Nevertheless, people are paid or otherwise motivated to do it. In line with Arendt, what this book shows, in its analysis of how future conflicts were and are framed and planned for, is that our perceptions and predictions of tomorrow are routinely shaped by the ideology and underlying values which shape our view of today – as well as by the genuine difficulty of understanding the complex phenomena and trends which might lead to war and violence. Realism, pacifism, idealism, populism, nationalism, racism – and a whole host of -isms – place lenses before our eyes which distort our view of what may come to pass. A fascinating example of this can be seen in the way some writers of the modern, digital age, have come to believe that they can develop algorithms which predict how people with certain profiles will be drawn into joining violent extremist groups – no doubt reflecting our present-day fascination with automated knowledge.

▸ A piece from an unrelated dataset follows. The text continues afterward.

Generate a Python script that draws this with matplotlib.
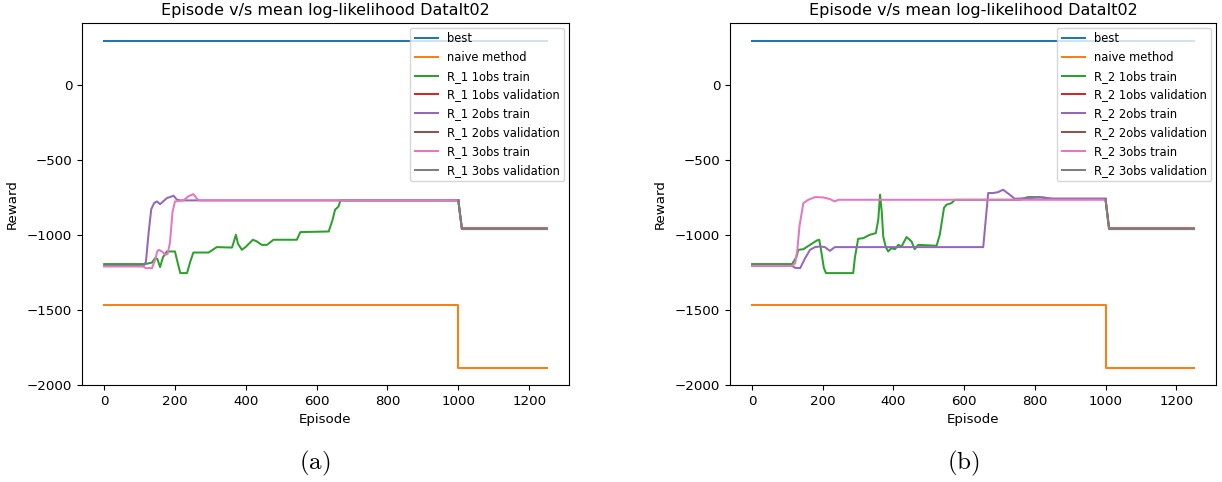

The Future of War is well worth reading, especially for the non-expert, as its middle section is a kind of tapestry of all the different kinds of conflict which have been going on since the end of the Cold War. So, a useful summary of the turbulence of our era. It has become routine to say that modern day conflicts are increasingly fragmented, interconnected and intractable, and the book reflects this. It pretty much rejects the various attempts which have been made to bring a ‘scientific’ analytical lens to the study and understanding of how wars happen. Such methods don’t seem to have added much to the understanding we had before, imperfect as that has always been. Wars – and the politics and geopolitics they reflect – are so multi-faceted, it is hard to explain them usefully in a scientific way. Just try transposing the constantly evolving Syrian conflict(s) into the straitjacket of a database, if you want to test this.

Perhaps on some level, it’s encouraging that we are still making history without knowing what is going to happen next – despite the valiant attempts of think tanks to predict societal processes and outcomes. This also has lessons for peacebuilding and other social change endeavours: just as it’s hard to predict the onset and character of conflicts accurately, we should be wary of claiming to know how well-meaning actions designed to promote peaceful co-existence within and between societies will actually work out.

Nevertheless, I think Freedman’s analysis bears out the idea that, even if we can’t predict how tomorrow – our future history – will be, we can at least see that there are a number of factors more associated with peace, than with war. And that these factors are also negatively correlated with the presence of violence within society (domestic violence, organised criminal gangs, and violent politics, for example).  So, even if we can’t control how peace evolves or is built, if we focus our attention on trying to strengthen these factors, we can be relatively confident that we’ll become better at redirecting human energy away from war, towards more positive forms of interaction and investment. The attributes which create this kind of resilience to conflict are imbued with the idea of fairness, and can be summarised as:

  • Good governance, and trusting, functional relationships among people and between peoples, and between people and their governments
  • Decent, fair opportunities for people and communities across and between different groups in society, to earn a livelihood
  • Fair access to the means of justice, and the means to stay safe from harm, and
  • Fair access to opportunities for education, health, a decent living environment, and to improve our families’ lives.

Fig 1 peace factors

These are what International Alert, in its Programming Framework, calls the Peace Factors. Even if we can’t predict and prevent all wars, if the global community, nations and local communities were to focus more of their attention on strengthening these attributes of resilience to violent conflict, we’d be heading in the right direction, and the Future of War would be a declining one. Not a bad way to think, today, of all days: 11th November, the anniversary of the Armistice signed at the end of the Great War in 1918 – after millions of people had died.